Monday, 31 October 2011

Lighting a candle on All Hallows Eve

The approach to Hallowe'en found below  is thought provoking and rather gentle - educational in all sorts of ways. Everyone knows about Halloween, but how many know that Halloween owes its existence to and has its roots in Christian traditions, being the Eve of the Feast of All Saints, followed by All Souls?
Every year, on Hallowe’en, I sit on the front porch of my house with a bowl of candy, a box of beeswax candles, and a large icon for the Feast of All Saints. Every child who comes to the house gets a piece of candy, and may also light a candle and place it before the icon. Very few kids (even the jaded teenagers) turn down the opportunity.For those who ask, I tell them that the meaning of the word “Hallowe’en” is “the eve of the Feast of All Saints”.
If they press me on the point, I tell them that they can think of the true meaning of Hallowe’en as being that, because of Christ, they can dress up like ghosts and goblins and whatnot, because we do not need to fear those things any longer. I wish I had a few photos of the kids in Satan masks, lighting a candle and placing it before the icon…
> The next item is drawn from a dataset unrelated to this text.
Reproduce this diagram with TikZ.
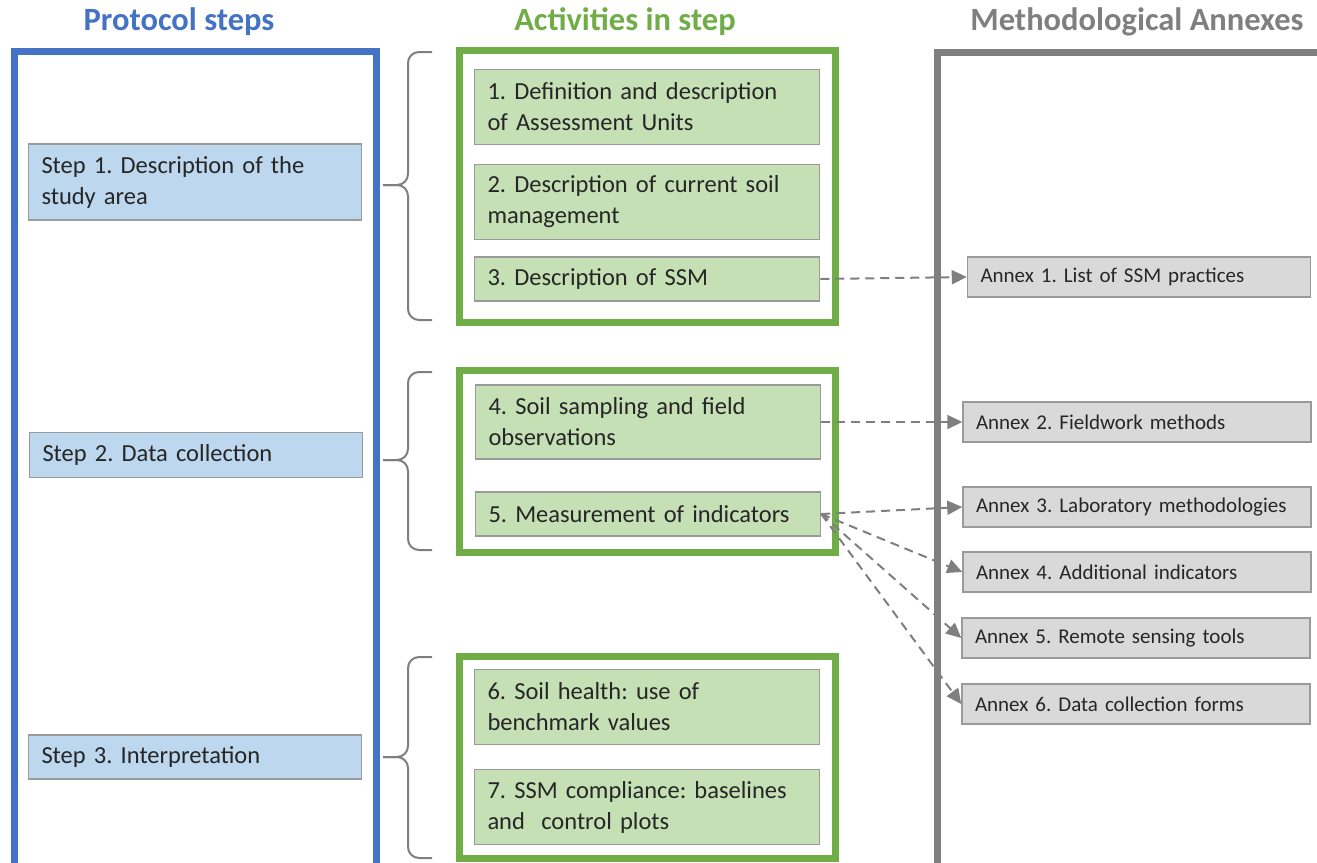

I found this post on Silouan - and, with the ghosts, ghouls and goblins ringing on my door as I type, I wish I could see the dressed up kids and teens  lighting candles too!


  1. Sounds a great idea! If course, some of us were actually in church tonight, commemorating St Martin Luther. Today is the anniversary of the publication of his theses that started off the Reformation. He objected to the Pope, who he said was 'as rich as Crassus' asking the poor to sub the rebuilding of the Vatican instead of paying for repairs out of his own deep pockets. He also didn't like the idea that the rich could buy absolution and therefore get to heaven sooner than the poor. He was just trying to start a debate, but the Church got all huffy and he lost his position.

    Good thing none of this could happen today....

    Iffy Vicar

  2. Thanks for passing on that thought-provoking post, Sue. I love All Saints and All Souls, one of my favourite times of the Christian year.

  3. Seems too logical to be accepted!